Wednesday, June 04, 2008

Pg. 99: Martin Edwards' "Waterloo Sunset"

The current feature at the Page 99 Test: Martin Edwards' Waterloo Sunset.

About the book, from the publisher:
A notice announcing that Harry Devlin died suddenly on Midsummer’s Eve arrives at the office of his law firm one June day. Harry isn’t happy to read it – especially as Midsummer’s Eve is less than a week away. His partner Jim Crusoe treats the message as a joke, but Harry isn’t so sure. From that moment on, his world starts to fall apart. Who is his unknown enemy? The list of people who might want rid of him lengthens, and soon someone close to him is savagely attacked and left for dead. Meanwhile, young women are being murdered in Harry’s home city of Liverpool. When a friend who has asked to meet him becomes the latest victim, Harry is dragged into the investigation and becomes a suspect. He finds himself fighting for survival on two fronts. But even as he unravels the shocking secret behind the murders, the clock keeps ticking. Harry must discover and confront the enemy who wants him dead - if he is to live to see Midsummer’s Day. An atmospheric, fast-moving and intricate thriller, Waterloo Sunset features in Harry Devlin one of modern crime fiction’s most memorable amateur detectives in the deadliest case of his life.
Among the praise for Waterloo Sunset:
"At the start of the impressive eighth entry in Edwards's Harry Devlin series (All the Lonely People, etc.), the Liverpool attorney receives a fake newspaper notice announcing his death on Midsummer's Eve. Subsequent threatening messages lead him to take the less-than-a-week deadline seriously. Given Devlin's penchant for sticking his nose where it doesn't belong, many people bear him murderous grudges. Devlin focuses on two suspects—Tom Gunter, a violent thug and a former client, and Aled Borth, a loner angered that the lawyer's best efforts didn't result in a charge of murder being brought against the nursing home where Borth's mother died. The addition of a serial killer who severs his victim's tongues might have proven too much for the plot to bear in a lesser writer's hands, but Edwards skillfully weaves the strands together. While some readers will guess the truth before Devlin does, all will enjoy this twisty whodunit."
--Publishers Weekly

"Edwards never writes the same book twice; both his plottings and his settings are original."
--Library Journal

"The series is known for its wit, solid plotting and likeable lead."
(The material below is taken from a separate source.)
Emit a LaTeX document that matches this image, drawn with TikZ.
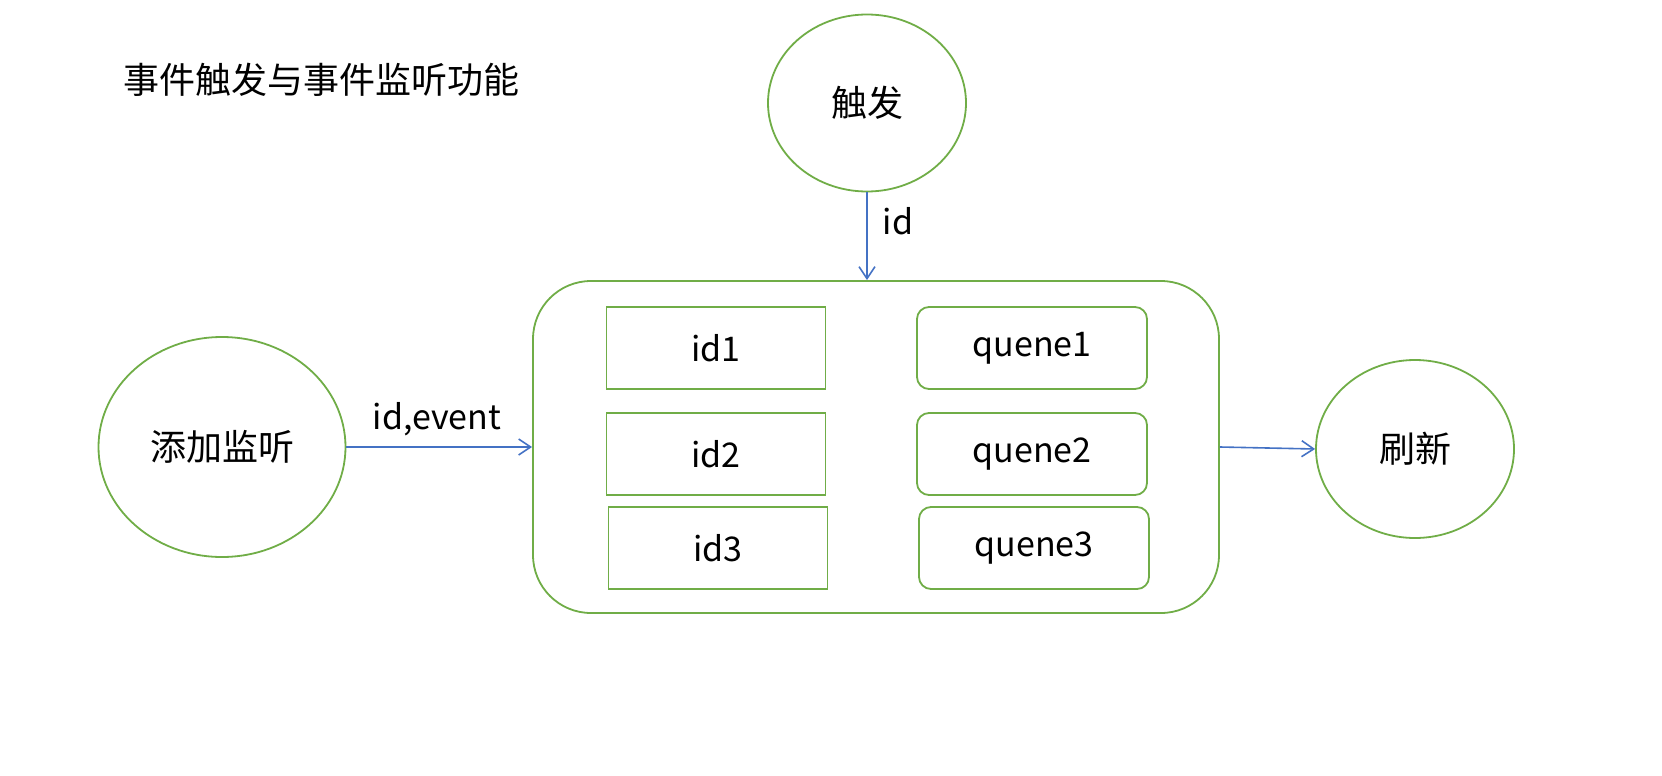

"Edwards handles a complex plot and a vivid cast of characters with a sure hand...[and] mixes humour and suspense to good entertaining series."
--Mystery Scene

"Beautifully crafted."
--Crime Time

"I recommend Waterloo Sunset for those who like mysteries with character and well drawn plots."
--I Love a Mystery
Learn more about the author and his books at Martin Edwards' website and his blog, 'Do You Write Under Your Own Name?'.

The first of Edwards' eight Liverpool novels, All the Lonely People, introduced lawyer Harry Devlin. It went on to be nominated for the CWA's John Creasey Memorial Dagger.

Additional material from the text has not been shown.